The Quadrupole Moment of Compact Binaries to the Fourth post-Newtonian Order: Relating the Harmonic and Radiative Metrics

TL;DR

This paper compares harmonic and radiative metric constructions at 4PN order for compact binaries, establishing their equivalence and deriving relations between their parameters to improve gravitational-wave flux calculations.

Contribution

It introduces a method to relate harmonic and radiative metrics at 4PN order, facilitating more efficient tail-of-memory effect computations in gravitational-wave analysis.

Findings

Established the equivalence of harmonic and radiative metrics at 4PN order.

Derived the relation between canonical moments in both metric constructions.
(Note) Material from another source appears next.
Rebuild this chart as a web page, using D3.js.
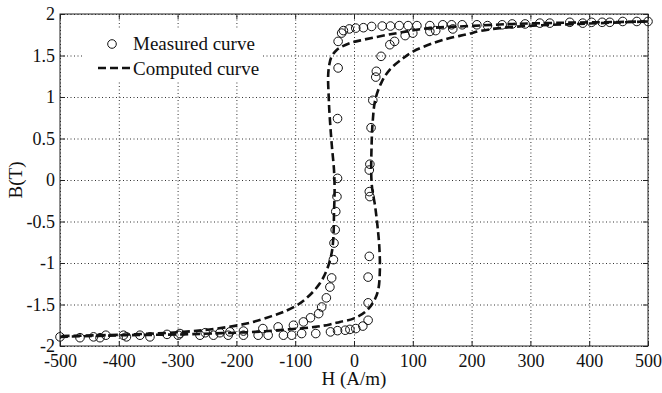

Provided the 4PN order relation for the mass quadrupole moment.

Abstract

Motivated by the completion of the fourth post-Newtonian (4PN) gravitational-wave generation from compact binary systems, we analyze and contrast different constructions of the metric outside an isolated system, using post-Minkowskian expansions. The metric in "harmonic" coordinates has been investigated previously, in particular to compute tails and memory effects. However, it is plagued by powers of the logarithm of the radial distance $r$ when $r\to\infty$ (with $t-r/c=$ const). As a result, the tedious computation of the "tail-of-memory" effect, which enters the gravitational-wave flux at 4PN order, is more efficiently performed in the so-called "radiative" coordinates, which admit a (Bondi-type) expansion at infinity in simple powers of $r^{-1}$, without any logarithms. Here we consider a particular construction, performed order by order in the post-Minkowskian expansion, which directly yields a metric in radiative coordinates. We relate both constructions, and prove that they are physically equivalent as soon as a relation between the "canonical" moments which parametrize the radiative metric, and those parametrizing the harmonic metric, is verified. We provide the appropriate relation for the mass quadrupole moment at 4PN order, which will be crucial when deriving the "tail-of-memory" contribution to the gravitational flux.